But really I want to just show them the difference in:

parameters {
  real x;
  real mu;
  real<lower = 0.0> sigma;
}
model {
  ...
  x ~ normal(mu, sigma);
}

And:

parameters {
  real x_z;
  real mu;
  real<lower = 0.0> sigma;
}
transformed parameters {
  real x = mu + sigma * x_z;
}
model {
  ...
  x_z ~ normal(0.0, 1.0);
}

And then I kinda feel like I should also explain the offset-multiplier:

parameters {
  real mu;
  real<lower = 0.0> sigma;
  real<offset = mu, multiplier = sigma> x;
}
model {
  ...
  x ~ normal(mu, sigma);
}

That third model seems like a bridge too far for one post, but this is the page I know that explains offset-multiplier well: Updated non-centered parametrization with offset and multiplier . Doesn’t seem great to link since it’s sort of a bug report.

It would be nice to say something like:

“Look into giving parameter X a non-centered parameterization and see if that helps. What non-centered means is this (link to non-centering explanations). Why I’m saying non-centered is your model looks like the 8-schools thing (link to divergences case study). The easiest way to try this out is the offset-multiplier (link to tagged bit of non-centering page)”
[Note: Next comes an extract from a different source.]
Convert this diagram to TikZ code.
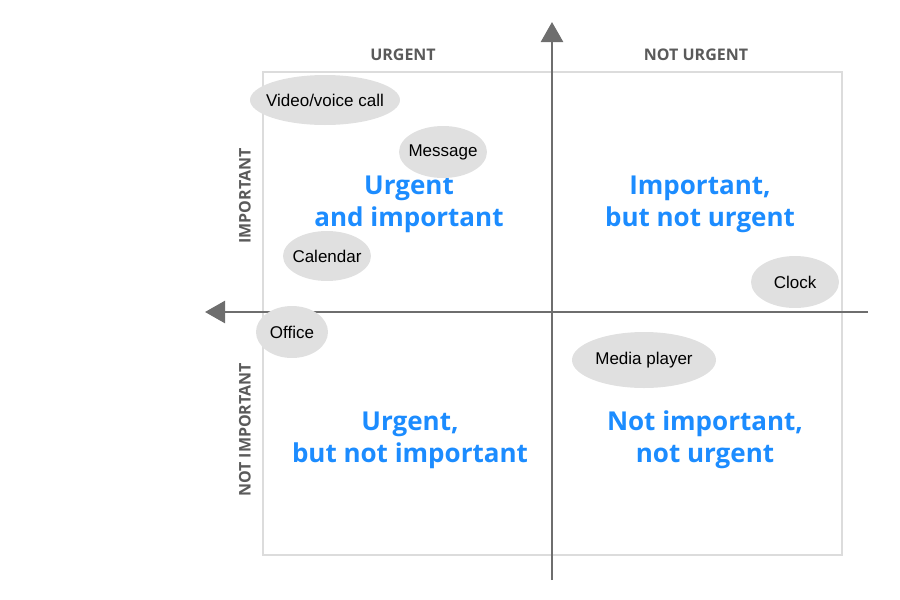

Maybe these links are available these days and I’m just outdated, so I am curious how you all answer these questions. Hopefully this isn’t too off topic :D

2 Likes

I think this is a good question, but took the liberty to move into a new topic, as it was IMHO a bit off-topic in the original :-D

This looks like a quite good link to me, but agree there might better. If anyone would volunteer to write a quick #howto post on the topic that we could link to from anywhere, it would be for the best :-).

Cool beans. I am also curious if I am just out of date. I feel like there might be some simpler thing to link to for offset-multiplier that I am just not aware of, for instance.

And note this trick to easily toggle between the two parameterizations:

2 Likes

What to offset / multiplier even do? Make it so that (0,1) in the “unconstrained” variables map to (mu, mu+multiplier), that’s all?

@Funko_Unko yep!

FWIW, I think it would be really useful to put together some kind of simple treatment of hierarchical funnels and non-centering, but crucially it would be great if this treatment could give an intuitive explanation for when and why centering can be preferable (imo it’s intrinsically subtler to grasp the funnel-shaped likelihood than the funnel-shaped prior).

Also, maybe I’m the only one who’s ever run into the sticky boundary issue in an applied setting, but I’d be reluctant to recommend offset/multiplier to people who are first encountering non-centering until it’s solved.

2 Likes

No need to do <lower=0.0>. Can just do <lower=0>, right? Or am I missing something?

Yeah it’s a change of variables in the same sense as here with f^{-1}(y) = \text{offset} + \text{multipler} * y.

Ooof, good point

Yup, just habitually nervous about integers vs. doubles.

4 Likes

And on a different but related note, is there anything else magical about the unit scale, except that default metric, timestep and initial points are such that they make sense on that scale?

I think that’s it. It’s computationally motivated and I don’t know of an advantage to another one.

1 Like

Okay, and finally:

The three above ways to write the same model should perform identically, if initialized with points sampled from the prior and a metric computed from the prior? (and a timestep appropriate for the prior)

@Funko_Unko The three code snippets in @bbbales2’s OP all encode the same model, but performance is often wildly different between the first model and the second two. The first model is the centered parameterization; the second two are different implementations of the non-centered parameterization (that are not strictly equivalent under-the-hood). In may cases the centered parameterization leads to a funnel degeneracy in the posterior and fails to return reliable samples (this happens when sigma is weakly informed and at least some values of x are weakly informed). In other cases, the non-centered parameterization leads to a funnel degeneracy and fails to return reliable samples (this happens when sigma is weakly informed and at least some of the values of x are strongly informed). As an aside, the “centering” isn’t the important thing here, what’s important is the “scaling” by sigma. Thus, the terms “centered” and “non-centered” don’t actually capture the important difference between the parameterizations.

The second two models are both the non-centered parameterization, but the computations under the hood are not identical, and so they do not perform strictly identically. They can show slightly different runtimes (which can potentially become noticeable if x is a very long vector and the rest of the model is super-cheap) and can potentially encounter different numerical issues. They’ll also result in saved objects of different sizes (one saves both x and x_z) which can be important if x is really long (but this issue can be eliminated if desired by moving the computation of x to the model block). I’m unsure whether (absent weird numerical differences) we would expect the same stochastic exploration under the same fixed seed for the second and third.

4 Likes

Thank you!

I’m actually just stupid, I thought “Huh, an affine transformation, this cannot affect anything”, but really the Jacobian of the transformation is not constant, as the coefficients of the transformation are parameters themselves…

That was silly of me, thanks for the patience!

2 Likes

Ha, I can’t believe I hadn’t pick up on that misnomer; wonder if we can get the community to transition to something like scaled/non(un?)-scaled. Though I almost want the version with multiplier=sigma to be the one called “scaled”.

2 Likes